Thursday, March 07, 2019

Peirce warns of unintended consequences to new disclosure types

By Rodney F. Tonkovic, J.D.

SEC Commissioner Hester M. Peirce's remarks before the Council of Institutional Investors included both praise for the role institutional investors play in the market and criticism of some of CII's positions. While she supported the perspective of institutional investors and their participation market reforms, she warned that some reforms could go too far and cause a loss of focus on how effectively companies put their money to work.

Praise for CII. Peirce began her remarks at CII's 2019 Spring Conference in Washington, D.C. by noting CII represents an important group of sophisticated, long-term, and bulk players in the market. Therefore, the group's views on how to improve the functioning and structure of the capital markets are of real interest, Peirce said. She also praised CII's advocacy for systemic change in the proxy system, such as its support for universal proxy cards and suggestions on tracking proxy voting using blockchain technology.

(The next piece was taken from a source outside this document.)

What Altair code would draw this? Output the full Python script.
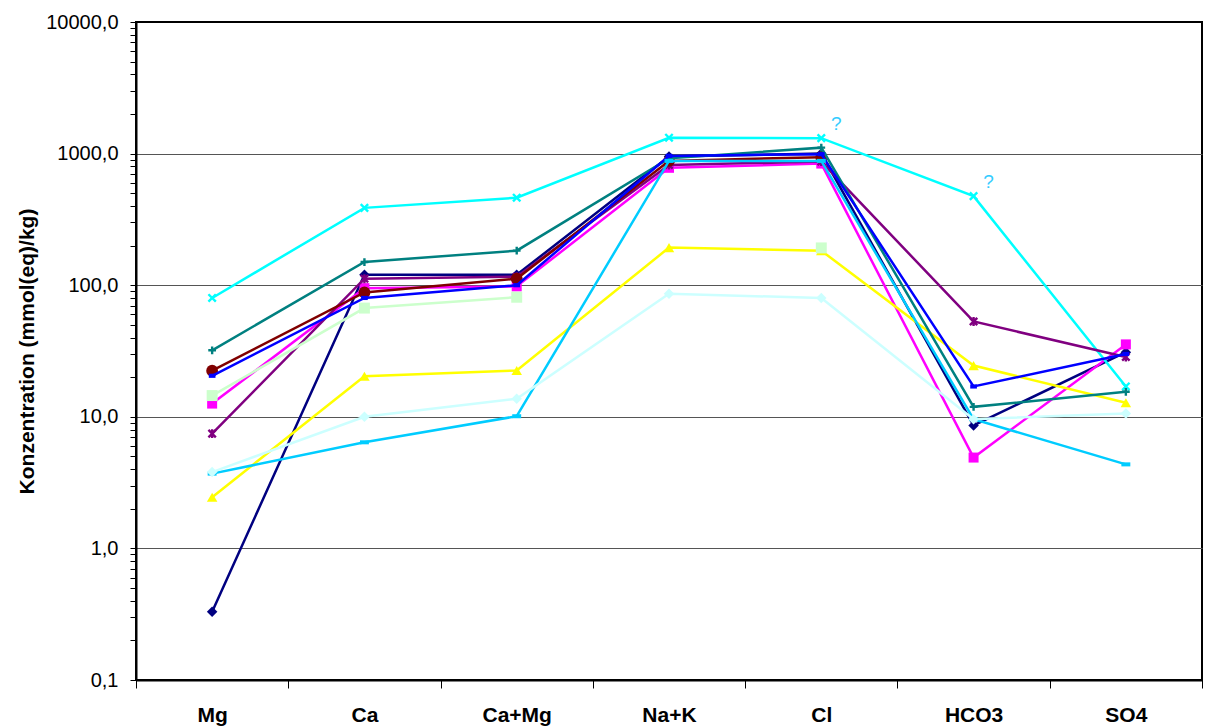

Peirce also expressed her appreciation of CII's active participation in the Commission's disclosure reform efforts. Here, she noted that CII had provided helpful feedback in a comment letter on the value of modernizing EDGAR and improving data tagging. The Commissioner observed that she has concerns about the costs and drawbacks of embedding specific technology in rules, so CII's views on the matter were especially valuable. Peirce also pointed to CII's participation in other areas of debate, such as its objection to the use of dual-class shares and its views on stock buybacks.

Airing of grievances. Shifting tone slightly, Pierce quoted from the Seinfeld "Festivus" episode: "I got a lot of problems with you people, and now you're gonna hear about it." She emphasized, of course, that she was grateful for CII's views on financial regulation and corporate governance and affirmed that she would continue to look to CII for advice.

Peirce's chief criticism concerns the focus of many investors "on non-investment matters at the expense of concentration on a sound allocation of resources to their highest and best use." She is concerned with a broad trend of securities disclosures focusing more on "an amorphous and shifting set of virtue markers," or "matters that do not go to an assessment of how effectively companies are putting investor money to work."

Mandatory arbitration. To this point, she specifically referenced CII’s position with respect to a recent Johnson & Johnson shareholder proposal concerning mandatory arbitration. The Division of Corporation Finance, relying heavily on an opinion by the New Jersey attorney general, said that the proposal could be excluded under Exchange Act Rule 14a-8(i)(2). While this decision concerned the interpretation of state law, Peirce noted, that it was not much help in confronting how such a bylaw provision would interact with federal law, and that would be a matter for the courts. However judges may decide the issue, CII's stance is that such clauses threaten the principles of sound corporate governance due to, among other concerns, the non-public nature of arbitration. Peirce countered that, while she would not insist on mandatory arbitration for all companies, the alternative of class action litigation and its accompanying costs can be harmful to shareholders.

14a-8 reform. Turing to shareholder proposals more broadly, Peirce sees a clear need for fundamental reform of the shareholder proposal process, where CII does not. The current thresholds encourage small handfuls of shareholders, Peirce argued, to repeatedly put forward losing proposals reflecting "idiosyncratic preferences" that incur costs that are borne by all of the shareholders. And, when companies such as Johnson and Johnson come to the SEC, the 14a-8 process foists staff into what Peirce sees as an inappropriate policymaking role.

Disclosure. Another area in which Peirce and CII do not see eye to eye is the push for new types of disclosure. Peirce favors the current disclosure-based regime for capital markets regulation over other potential models, while CII has, for example, supported efforts to require companies to disclose information about board members’ personal characteristics. While new Compliance and Disclosure Interpretations have also emphasized such self-identification, Peirce is wary that board members will see pressure to divulge personal details that they would rather keep private, among other unintended consequences.

In conclusion, Peirce cautioned that asking the SEC to concentrate on issues other than protecting investors, facilitating capital formation, and fostering fair, orderly, and efficient markets, shifts its focus away from its primary mission. She noted that the Commission is engaged in rulemaking that requires considerable effort, such as proxy reform, Dodd-Frank rulemaking, and market structure reforms. "I do not believe that investors are best-served when our staff is distracted by matters unrelated to our core mission," she said.